Published on March 15, 2014



Today we were out in the woods with the dogs. The snowpack is shrinking and, if I am careful, I don't sink below the tops of my books. Margaret and I are making a loop through the forest, perhaps a quarter of a mile in length, perhaps a little longer. We go around again and again until we have had enough. We call the place "Up Top," because it is one of the highest places around, Michigan mostly having been scraped flat by a glacier many centuries ago. We say "Want to go Up-Top?" We have just completed a second lap and climbed up a fairly steep hill to where our car is parked.

To my surprise, another car is parked right behind ours.

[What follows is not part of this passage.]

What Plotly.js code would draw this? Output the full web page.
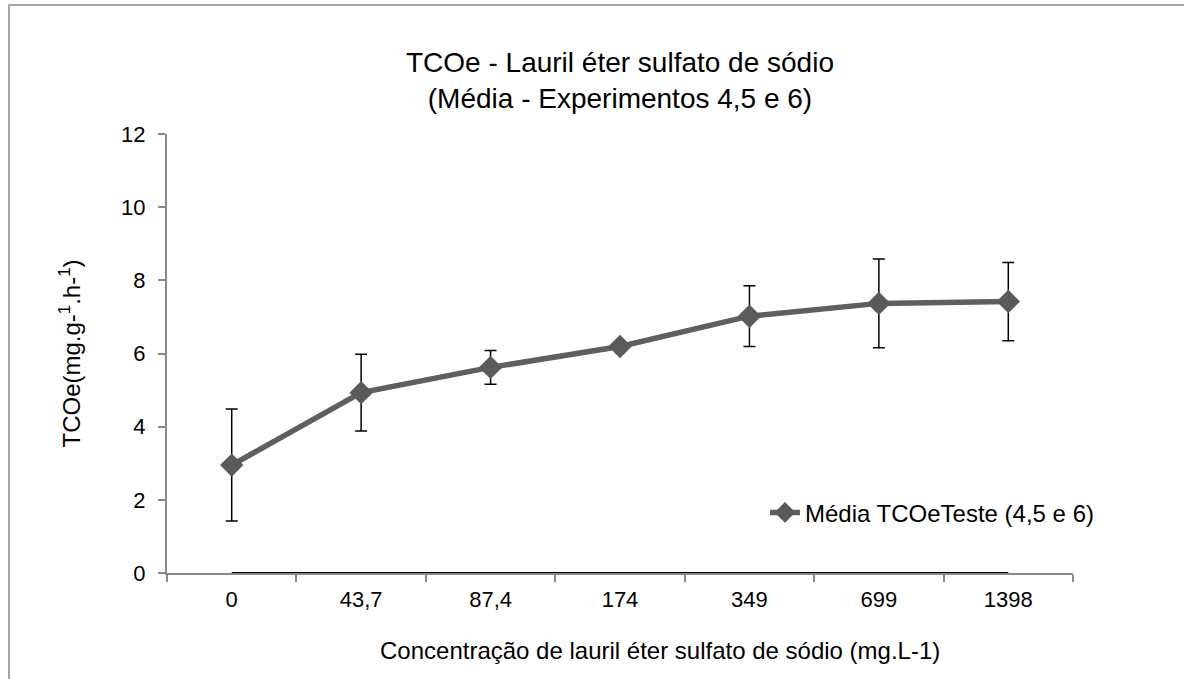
<!DOCTYPE html>
<html>
<head>
<meta charset="utf-8">
<script src="https://cdn.plot.ly/plotly-3.0.1.min.js"></script>
<style>
  html, body { margin: 0; padding: 0; background: #fff; }
  #grafico { width: 1184px; height: 679px; }
</style>
</head>
<body>
<div id="grafico"></div>
<script>
// Concentrações (categorias do eixo x)
const concentracoes = ['0', '43,7', '87,4', '174', '349', '699', '1398'];
// Média TCOe dos experimentos 4, 5 e 6
const mediaTCOe = [2.95, 4.93, 5.62, 6.19, 7.02, 7.37, 7.42];
// Desvio (barras de erro)
const desvio = [1.53, 1.05, 0.46, 0.0, 0.83, 1.21, 1.07];
// Série auxiliar em zero (linha preta sobre o eixo)
const linhaZero = [0, 0, 0, 0, 0, 0, 0];

const fonte = 'Liberation Sans, Arial, sans-serif';

const traceZero = {
    x: concentracoes,
    y: linhaZero,
    type: 'scatter',
    mode: 'lines',
    line: { color: '#000000', width: 2 },
    showlegend: false,
    hoverinfo: 'skip'
};

const traceMedia = {
    x: concentracoes,
    y: mediaTCOe,
    type: 'scatter',
    mode: 'lines+markers',
    name: 'Média TCOeTeste (4,5 e 6)',
    line: { color: '#5f5f5f', width: 5.5 },
    marker: { symbol: 'diamond', size: 18, color: '#5a5a5a' },
    error_y: {
        type: 'data',
        array: desvio,
        visible: true,
        color: '#000000',
        thickness: 1.5,
        width: 6
    }
};

const layout = {
    width: 1184,
    height: 679,
    margin: { l: 167, r: 111, t: 134, b: 106 },
    paper_bgcolor: '#ffffff',
    plot_bgcolor: '#ffffff',
    font: { family: fonte, size: 22, color: '#000000' },
    title: {
        text: 'TCOe - Lauril éter sulfato de sódio<br>(Média - Experimentos 4,5 e 6)',
        font: { family: fonte, size: 28, color: '#000000' },
        x: 0.5,
        xref: 'paper',
        y: 1 - 72 / 679,
        yanchor: 'top'
    },
    xaxis: {
        type: 'category',
        range: [-0.5, 6.5],
        showline: true,
        linecolor: '#888888',
        linewidth: 2,
        ticks: 'outside',
        tickson: 'boundaries',
        ticklen: 7,
        tickcolor: '#888888',
        tickwidth: 2,
        ticklabelstandoff: 6,
        showgrid: false,
        zeroline: false,
        tickfont: { family: fonte, size: 22, color: '#000000' }
    },
    yaxis: {
        range: [0, 12],
        dtick: 2,
        showline: true,
        linecolor: '#888888',
        linewidth: 2,
        ticks: 'outside',
        ticklen: 7,
        tickcolor: '#888888',
        tickwidth: 2,
        ticklabelstandoff: 8,
        showgrid: false,
        zeroline: false,
        tickfont: { family: fonte, size: 22, color: '#000000' },
        title: {
            text: 'TCOe(mg.g-<sup>1</sup>.h-<sup>1</sup>)',
            font: { family: fonte, size: 24, color: '#000000' },
            standoff: 34
        }
    },
    annotations: [
        {
            text: 'Concentração de lauril éter sulfato de sódio (mg.L-1)',
            xref: 'paper',
            yref: 'paper',
            x: (660 - 167) / 906,
            y: (573 - 650) / 439,
            xanchor: 'center',
            yanchor: 'middle',
            showarrow: false,
            font: { family: fonte, size: 24, color: '#000000' }
        }
    ],
    legend: {
        x: 0.66,
        y: 0.137,
        xanchor: 'left',
        yanchor: 'middle',
        bgcolor: 'rgba(0,0,0,0)',
        font: { family: fonte, size: 24, color: '#000000' }
    },
    shapes: [
        {
            type: 'rect',
            xref: 'paper',
            yref: 'paper',
            x0: (9 - 167) / 906,
            x1: 1.3,
            y0: -0.4,
            y1: (573 - 5) / 439,
            line: { color: '#a6a6a6', width: 2 }
        }
    ],
    hovermode: 'closest'
};

Plotly.newPlot('grafico', [traceZero, traceMedia], layout, { displayModeBar: false });
</script>
</body>
</html>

It is our daughter Anne's, which means she and my granddaughter Emma must be somewhere out in the loop, since I can't see anyone. One of the dogs, Lukah (a pie-eyed husky – one blue, one brown eye) picks up the scent of the girls and is gone in a flash, streaking down the slippery water-covered ice toward where they must have gone.

And sure enough, round a bend, there they all are, our two dogs, daughter Anne, and granddaughter Emma. Emma is waving us at from the distance. This morning, when she came in, the first things she said to me was "Grandpa, you got any news?" I have to laugh, because this is what I always ask people. Here she was out in the snow happy to see me.

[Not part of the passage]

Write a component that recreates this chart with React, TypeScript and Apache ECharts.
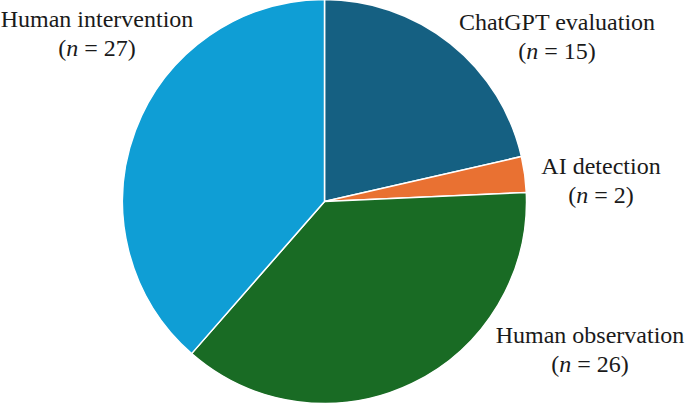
import React, { useEffect, useRef } from "react";
import * as echarts from "echarts";

const categories = ["ChatGPT evaluation", "AI detection", "Human observation", "Human intervention"];
const counts = [15, 2, 26, 27];
const colors = ["#156082", "#E97132", "#196B24", "#0F9ED5"];
// label centre x, line-1 y, line-2 y
const labelPos: [number, number, number][] = [
  [557, 22, 51],
  [601, 166, 195],
  [590, 335, 364],
  [97, 19, 48],
];

const FONT = "Liberation Serif";
const SIZE = 24;

function measure(text: string, italic: boolean): number {
  const c = document.createElement("canvas").getContext("2d");
  if (!c) return text.length * SIZE * 0.5;
  c.font = `${italic ? "italic " : ""}${SIZE}px '${FONT}'`;
  return c.measureText(text).width;
}

export default function App() {
  const ref = useRef<HTMLDivElement>(null);
  useEffect(() => {
    if (!ref.current) return;
    const chart = echarts.init(ref.current, null, { renderer: "svg" });
    const txt = (text: string, x: number, y: number, align: string, italic = false) => ({
      type: "text",
      x,
      y,
      silent: true,
      style: {
        text,
        fontFamily: FONT,
        fontSize: SIZE,
        fontStyle: italic ? "italic" : "normal",
        fill: "#1a1a1a",
        align,
        verticalAlign: "middle",
      },
    });
    const graphics: any[] = [];
    categories.forEach((c, i) => {
      const [cx, y1, y2] = labelPos[i];
      graphics.push(txt(c, cx, y1, "center"));
      const p1 = "(";
      const p2 = "n";
      const p3 = ` = ${counts[i]})`;
      const w1 = measure(p1, false);
      const w2 = measure(p2, true);
      const w3 = measure(p3, false);
      const start = cx - (w1 + w2 + w3) / 2;
      graphics.push(txt(p1, start, y2, "left"));
      graphics.push(txt(p2, start + w1, y2, "left", true));
      graphics.push(txt(p3, start + w1 + w2, y2, "left"));
    });
    chart.setOption({
      animation: false,
      backgroundColor: "#ffffff",
      series: [
        {
          type: "pie",
          center: [324.5, 201.5],
          radius: 202,
          startAngle: 90,
          clockwise: true,
          silent: true,
          itemStyle: { borderColor: "#ffffff", borderWidth: 1.5 },
          label: { show: false },
          labelLine: { show: false },
          data: categories.map((c, i) => ({ name: c, value: counts[i], itemStyle: { color: colors[i] } })),
        },
      ],
      graphic: graphics,
    });
    return () => chart.dispose();
  }, []);
  return <div ref={ref} style={{ position: "fixed", left: 0, top: 0, width: 685, height: 405 }} />;
}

Soon we are all walking together, little Emma between grandma and grandpa, each of us holding one of her little hands, and helping her negotiate the sometimes too-deep-for-Emma snow. When we come to the big downward hill, where it would be easy to fall in the melting ice and snow, we have to go down by alternately sinking each heel in the deep snow, and creating like an icy staircase down the hill. Emma thoroughly enjoyed that.

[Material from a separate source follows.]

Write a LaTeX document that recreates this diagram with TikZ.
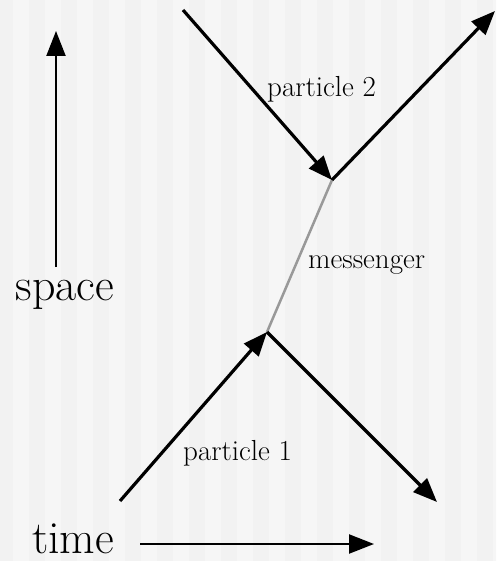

Up the long and winding hill after reaching the bottom took more time. There we were, grandpa, grandma, daughter, and granddaughter (and two dogs) in the full sun, with the temperature hovering around 50 degrees. But there was a sometimes-wind that made it a lot cooler. And I thought to myself:

I don't remember doing something like this with my own four kids, but I know I must have. Anyway, they assure me I did. Grandkids are such a way to revisit the past, even without a déjà vu memory. All this lip service about completing the circle of life, coming around the generation bend, these old chestnuts that I had mostly ignored up to now, began to come to life out on that hill, in the warm sun, with that tiny hand hanging on to mine.

Earlier that morning Emma and I were sitting in my office, with her on my knee, listening to a new song from my son-in-law (Emma's Uncle) Seth Bernard called "We Can Change Our Own Mind." This song is in a new style of music for Seth and May, part of a collaboration between Seth, my daughter May, and our friend Tyler Duncan. That song came to mind as I trudged through the snow as I realized that I was changing my own mind or put in another way: my mind was changing right before my eyes.

Later that night, before Emma went to bed, she is telling me the story of going out in the woods with me, telling me we both had our coats on and how fast the dogs were running. Wordsworth's line rang through my head, "The child is father to the man." The child is also father to the grandpa.

[Photo of me coming back from an winter's photo shot. Not sure who took this.]